I wasn't participating much in the conversation at this point. The woman obviously had a lot she wanted to get out. She was an immigrant, and she couldn't use her Johor work experience here (I think it had something to do with production lines). The paycheck is eaten up quickly - with products like clothes and shampoo priced for the middle-class, saving money is a challenge.

I honestly can't remember very much. I'm a pretty bad listener, but I didn't want to break her flow. It's a bit like a dream - I had long grown used to the convention that adults would only ever bother to talk to teenagers for work, or for dispensing advice. As a listening ear, even, but never the other way around. Most of what I know about my own parents' lifestyle at work is stuff I overhear.
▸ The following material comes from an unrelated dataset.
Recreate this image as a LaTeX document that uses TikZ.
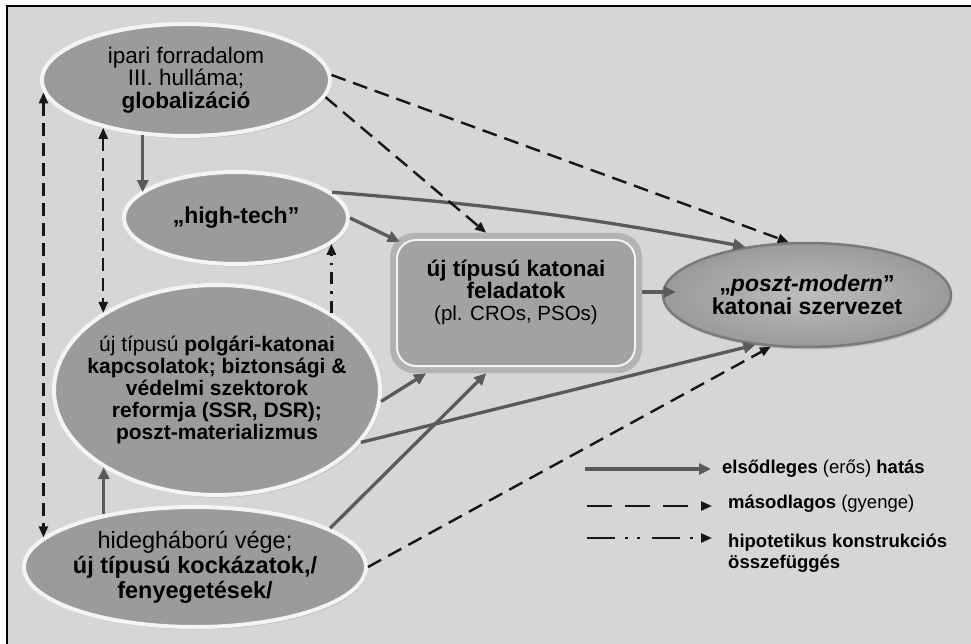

As I said goodbye to the security guard, feeling some pity for her pretty shitty existence, I wondered why she had bothered to talk to me. I definitely don't have that kind, approachable face. Would she have said anything if it was in my twenties, thirties, or preteen years? Teenagerhood is a magic period of time where most people hover between childishness and adulthood. Perhaps it's a mix of the youth responsibility to listen to elders and the ability to understand things on an adult level. This could be a quality that teenagers could utilize for the betterment of society and all that, but sadly, due to widespread apathy and image of teenagers as immature suicidal nymphomaniacs, the generation gap stays, and woe betide anyone who tries to take that away form Singapore.